- **The exercise**
Find the number of lines containing the string "that" in the data. Answer with the number by itself.

- **Data to use**
---*---

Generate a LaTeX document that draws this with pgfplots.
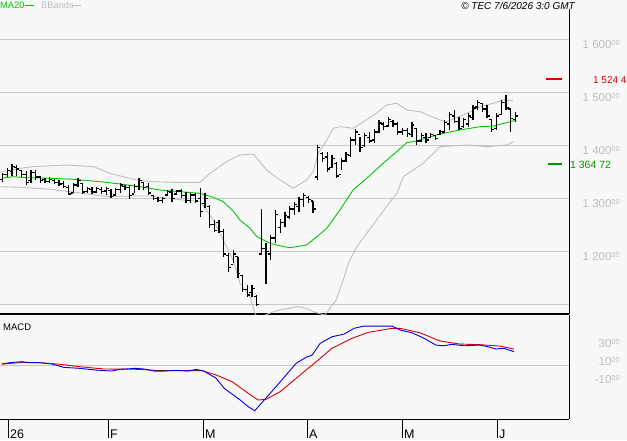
\documentclass[border=0pt]{standalone}
\usepackage{fontspec}
\setmainfont{Liberation Sans}
\usepackage{pgfplots}
\pgfplotsset{compat=1.18}
\usepackage{pgfplotstable}

\definecolor{bg}{RGB}{248,248,248}
\definecolor{gridc}{RGB}{200,200,200}
\definecolor{bandc}{RGB}{192,192,192}
\definecolor{lblc}{RGB}{190,190,190}
\definecolor{mag}{RGB}{0,200,0}
\definecolor{lvlred}{RGB}{220,0,0}
\definecolor{lvlgreen}{RGB}{0,150,0}
\definecolor{macdblue}{RGB}{0,0,230}
\definecolor{macdred}{RGB}{220,0,0}

\pgfdeclareplotmark{otick}{\pgfpathmoveto{\pgfqpoint{-2.6pt}{0pt}}\pgfpathlineto{\pgfqpoint{0pt}{0pt}}\pgfusepathqstroke}
\pgfdeclareplotmark{ctick}{\pgfpathmoveto{\pgfqpoint{0pt}{0pt}}\pgfpathlineto{\pgfqpoint{2.6pt}{0pt}}\pgfusepathqstroke}

\newcommand{\pl}[2]{#1\raisebox{3.2pt}{\fontsize{7.5}{7.5}\selectfont #2}}

% daily bars: index, high, low, open, close
\pgfplotstableread{
i h l o c
0 1348 1331 1335 1345
1 1357 1340 1345 1352
2 1365 1342 1350 1360
3 1363 1342 1358 1355
4 1353 1340 1352 1345
5 1351 1325 1345 1330
6 1353 1329 1333 1348
7 1353 1334 1348 1340
8 1342 1329 1340 1333
9 1338 1329 1335 1331
10 1340 1329 1332 1336
11 1336 1327 1334 1330
12 1334 1323 1330 1327
13 1333 1319 1328 1322
14 1325 1306 1320 1308
15 1329 1310 1310 1325
16 1338 1321 1325 1333
17 1329 1308 1328 1312
18 1321 1310 1313 1318
19 1321 1308 1316 1312
20 1321 1310 1312 1318
21 1321 1308 1316 1313
22 1321 1306 1314 1318
23 1317 1301 1315 1304
24 1319 1304 1306 1316
25 1329 1310 1316 1325
26 1325 1316 1322 1320
27 1325 1299 1320 1305
28 1327 1310 1308 1322
29 1338 1316 1322 1334
30 1329 1316 1330 1320
31 1329 1306 1322 1310
32 1306 1297 1305 1299
33 1302 1293 1299 1296
34 1302 1291 1296 1299
35 1316 1304 1306 1313
36 1318 1293 1312 1300
37 1316 1306 1308 1314
38 1318 1301 1314 1305
39 1312 1291 1305 1296
40 1310 1291 1296 1306
41 1310 1291 1306 1295
42 1319 1265 1300 1275
43 1310 1282 1290 1300
44 1287 1244 1285 1250
45 1259 1236 1250 1240
46 1259 1235 1255 1238
47 1242 1189 1238 1195
48 1197 1161 1192 1170
49 1203 1178 1175 1195
50 1190 1150 1190 1158
51 1156 1124 1155 1128
52 1137 1114 1128 1118
53 1137 1114 1122 1130
54 1118 1097 1115 1100
55 1280 1193 1195 1205
56 1216 1139 1205 1200
57 1231 1184 1195 1225
58 1278 1216 1225 1270
59 1261 1235 1245 1255
60 1274 1246 1255 1268
61 1286 1261 1265 1280
62 1293 1269 1280 1288
63 1302 1274 1285 1298
64 1310 1284 1298 1305
65 1304 1291 1302 1298
66 1295 1272 1295 1280
67 1400 1335 1340 1395
68 1387 1368 1385 1375
69 1387 1350 1378 1355
70 1382 1357 1358 1375
71 1368 1338 1365 1342
72 1376 1353 1345 1370
73 1387 1368 1370 1382
74 1415 1378 1380 1410
75 1430 1400 1410 1425
76 1415 1387 1420 1395
77 1423 1397 1400 1418
78 1425 1404 1415 1408
79 1430 1404 1410 1425
80 1447 1423 1425 1442
81 1444 1429 1440 1435
82 1453 1434 1436 1448
83 1447 1434 1445 1440
84 1444 1419 1440 1425
85 1432 1419 1425 1428
86 1432 1415 1428 1422
87 1444 1415 1420 1438
88 1432 1400 1432 1408
89 1423 1406 1408 1418
90 1423 1404 1415 1410
91 1423 1413 1414 1420
92 1419 1410 1418 1413
93 1429 1419 1420 1426
94 1447 1423 1425 1443
95 1462 1429 1440 1458
96 1466 1442 1455 1445
97 1453 1429 1445 1432
98 1451 1432 1435 1448
99 1461 1434 1440 1455
100 1476 1447 1452 1470
101 1485 1466 1472 1480
102 1479 1462 1478 1468
103 1476 1451 1468 1455
104 1449 1425 1448 1430
105 1461 1429 1432 1455
106 1485 1457 1458 1480
107 1494 1466 1480 1470
108 1470 1425 1468 1450
109 1462 1444 1448 1455
}\bars

\pgfplotstableread{
x y
0 1338
2.25 1340.7
5.1 1338.8
10.06 1337.7
15.0 1335.8
20.7 1331.3
24.9 1327
29.2 1321.9
33.4 1315.6
37.7 1312.4
41.95 1309.4
44.8 1301.9
46.9 1293.6
49.0 1276
50.45 1259
52.6 1243.5
54.0 1228
56.8 1215.3
59.7 1209
61.1 1207
64.6 1212
66.8 1227.7
68.9 1243.5
71.7 1278
74.5 1315.6
77.4 1337.7
80.9 1366
83.8 1388
85.9 1404.7
88.0 1408
93.0 1421
97.2 1428.6
101.5 1434.8
104.3 1436
108.6 1446
109.2 1445.5
}\ma

\pgfplotstableread{
x y
-0.5 1349
3.68 1356.5
6.5 1359.5
13.6 1362.7
19.3 1359.5
22.8 1347
27.8 1335.8
31.3 1331.3
36.3 1330.1
41.95 1330.1
44.1 1347
47.6 1369
50.45 1381.5
53.3 1383.4
56.1 1353.3
59.0 1334.5
61.8 1318.8
64.6 1334.5
66.0 1350.1
67.1 1384.7
68.9 1409.8
70.3 1431.8
71.7 1434.8
73.1 1433.7
74.5 1431.8
76.7 1444.2
79.5 1460
81.6 1475.7
83.8 1478.9
85.9 1466.3
88.7 1463.1
93.0 1447.4
94.4 1444.2
98.7 1460
101.5 1472.5
104.3 1478.9
106.4 1485.1
108.6 1483.8
}\ub

\pgfplotstableread{
x y
-0.5 1321.8
3.68 1320.7
10.06 1317
17.1 1309.4
22.1 1303
27.8 1304.3
31.3 1304.3
38.4 1296.8
41.95 1293.6
44.8 1259.1
46.9 1221.5
49.0 1183.8
50.45 1139.9
52.6 1114.7
53.6 1083.4
54.6 1072
55.8 1080
56.8 1084
59.0 1090
61.1 1093
62.5 1096
64.5 1093
66.0 1086.5
68.5 1080
70.9 1108.5
72.4 1146.1
73.5 1177.6
75.3 1208.9
77.4 1234.1
79.5 1259.1
81.6 1284.2
83.8 1309.4
85.2 1340.7
87.3 1353.3
89.4 1365.9
91.6 1384.7
93.0 1397.2
98.7 1400.4
102.9 1397.2
107.2 1400.4
108.6 1406.6
}\lb

\pgfplotstableread{
x y
-0.15 1.1
1.55 2.6
4.1 3.7
5.4 2.6
7.9 2.6
10.5 1.1
13.0 -2.6
16.4 -3.7
19.8 -5.6
23.2 -6.7
24.9 -4.8
28.3 -3.7
30.0 -4.4
32.2 -6.7
34.3 -6.7
36.8 -5.9
39.4 -6.7
41.1 -4.8
42.8 -6.7
45.4 -14.8
47.1 -25.9
50.5 -38.9
52.2 -46.3
53.6 -50.8
55.6 -38.9
58.1 -24.1
62.4 1.9
64.5 8.6
65.8 11.1
67.5 24.1
70.0 31.4
72.6 34.4
74.7 40.8
76.8 43.3
82.8 43.3
84.5 38.9
87.0 35.9
89.6 29.7
92.1 22.2
93.8 21.4
95.5 23
98.1 21.4
101.5 22.2
103.2 20.3
104.9 17.8
106.6 18.6
108.7 14.8
}\macd

\pgfplotstableread{
x y
-0.15 1.1
4.5 3.0
7.9 2.6
12.2 0.8
16.4 -1.9
21.5 -4.4
29.2 -4.8
33.4 -6.3
42.4 -6.3
45.4 -11.1
48.8 -18.6
52.2 -31.4
54.3 -38.9
56.0 -38.1
58.96 -29.7
62.4 -14.8
67.5 7.4
70.0 18.6
74.3 29.7
77.7 36.3
82.8 40.8
84.5 40.8
88.7 35.9
93.0 26.7
97.2 23.3
101.5 22.6
105.7 21.1
108.7 17.8
}\signal

\begin{document}
\begin{tikzpicture}
\path[use as bounding box, fill=bg] (0pt,0pt) rectangle (627pt,-440pt);

% legend texts
\node[anchor=base west, inner sep=0pt, text=mag, font=\fontsize{9.3}{9.3}\selectfont] at (0pt,-8.6pt) {MA20};
\draw[mag, line width=1pt] (25pt,-5pt) -- (34pt,-5pt);
\node[anchor=base west, inner sep=0pt, text=lblc, font=\fontsize{9.3}{9.3}\selectfont] at (41pt,-8.6pt) {BBands};
\draw[lblc, line width=1pt] (72pt,-5pt) -- (81pt,-5pt);
\node[anchor=base east, inner sep=0pt, font=\fontsize{10}{10}\selectfont\itshape] at (575pt,-9pt) {© TEC 7/6/2026 3:0 GMT};

\begin{axis}[
  at={(0pt,0pt)}, anchor=north west, scale only axis,
  width=569pt, height=314pt,
  xmin=-0.574, xmax=120.41, ymin=1082.1, ymax=1673.4,
  axis x line*=bottom, axis y line*=right,
  x axis line style={line width=2pt, black},
  y axis line style={draw=none},
  xtick=\empty,
  ytick={1100,1200,1300,1400,1500,1600},
  yticklabels={{},{\pl{1 200}{00}},{\pl{1 300}{00}},{\pl{1 400}{00}},{\pl{1 500}{00}},{\pl{1 600}{00}}},
  ymajorgrids, grid style={gridc, line width=0.8pt},
  major tick length=0pt,
  yticklabel style={anchor=base east, inner sep=0pt, xshift=51pt, yshift=-9.3pt, text=lblc, font=\fontsize{11.5}{11.5}\selectfont},
  clip mode=individual,
]
\addplot[bandc, line width=0.9pt] table {\ub};
\addplot[bandc, line width=0.9pt] table {\lb};
\addplot[mag, line width=0.9pt] table {\ma};
\addplot[draw=none, error bars/.cd, y dir=minus, y explicit, error mark=none,
  error bar style={black, line width=1.3pt}]
  table[x=i, y=h, y error minus expr=\thisrow{h}-\thisrow{l}] {\bars};
\addplot[only marks, mark=otick, mark options={black, line width=1.3pt}] table[x=i, y=o] {\bars};
\addplot[only marks, mark=ctick, mark options={black, line width=1.3pt}] table[x=i, y=c] {\bars};
\draw[black, line width=1pt] (rel axis cs:1,0) -- (rel axis cs:1,0.9713);
\draw[lvlred, line width=2pt] (axis cs:115.5,1524.4) -- (axis cs:118.9,1524.4);
\node[anchor=base west, inner sep=0pt, text=lvlred, yshift=-4.2pt, font=\fontsize{10}{10}\selectfont] at (axis cs:125.5,1524.4) {1 524 4};
\draw[lvlgreen, line width=2pt] (axis cs:115.9,1364.72) -- (axis cs:118.9,1364.72);
\node[anchor=base west, inner sep=0pt, text=lvlgreen, yshift=-4.4pt, font=\fontsize{10.5}{10.5}\selectfont] at (axis cs:120.6,1364.72) {1 364 72};
\end{axis}

\begin{axis}[
  at={(0pt,-315pt)}, anchor=north west, scale only axis,
  width=569pt, height=104pt,
  xmin=-0.574, xmax=120.41, ymin=-60, ymax=55.6,
  axis x line*=bottom, axis y line*=right,
  axis line style={black, line width=0.9pt},
  xtick=\empty,
  ytick={-10,10,30},
  yticklabels={{\pl{-10}{00}},{\pl{10}{00}},{\pl{30}{00}}},
  major tick length=0pt,
  yticklabel style={anchor=base east, inner sep=0pt, xshift=51pt, yshift=-9.3pt, text=lblc, font=\fontsize{11.5}{11.5}\selectfont},
  extra y ticks={0}, extra y tick labels={},
  extra y tick style={grid=major, grid style={gridc, line width=0.8pt}},
  extra x ticks={1.127,22.39,42.59,64.70,84.90,105.10},
  extra x tick labels={26,F,M,A,M,J},
  extra x tick style={major tick length=19pt, tick align=outside, tick style={black, line width=0.9pt},
    xticklabel style={anchor=base west, inner sep=0pt, xshift=2pt, font=\fontsize{12.5}{12.5}\selectfont}},
  clip mode=individual,
]
\addplot[macdred, line width=0.9pt] table {\signal};
\addplot[macdblue, line width=0.9pt] table {\macd};
\node[anchor=base west, inner sep=0pt, font=\fontsize{9.5}{9.5}\selectfont] at (rel axis cs:0,1) [xshift=3pt, yshift=-15.7pt] {MACD};
\end{axis}
\end{tikzpicture}
\end{document}
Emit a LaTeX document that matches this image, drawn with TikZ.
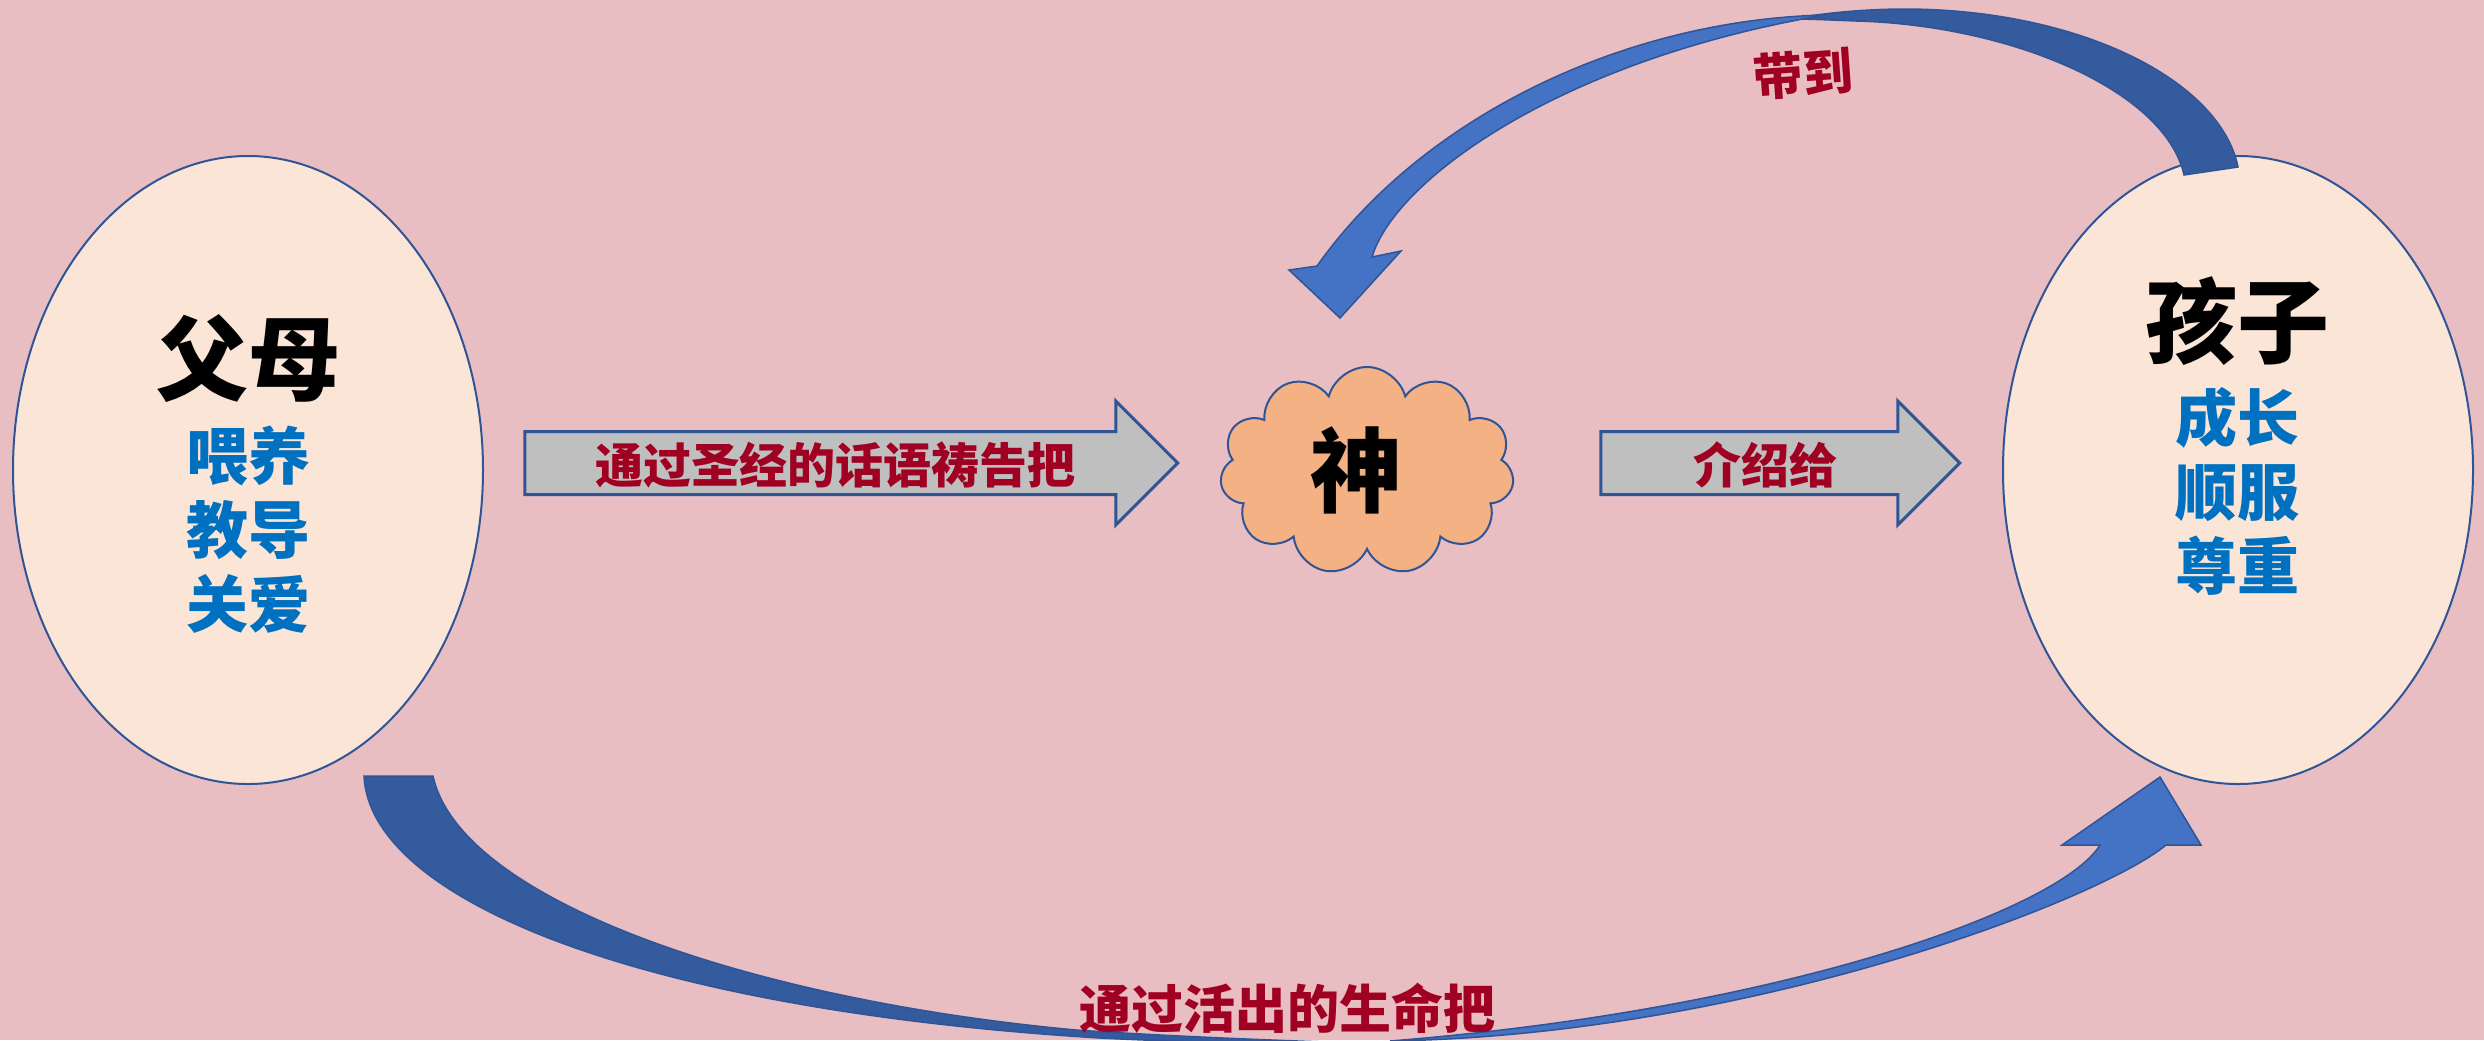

---*---

- **Solution**
2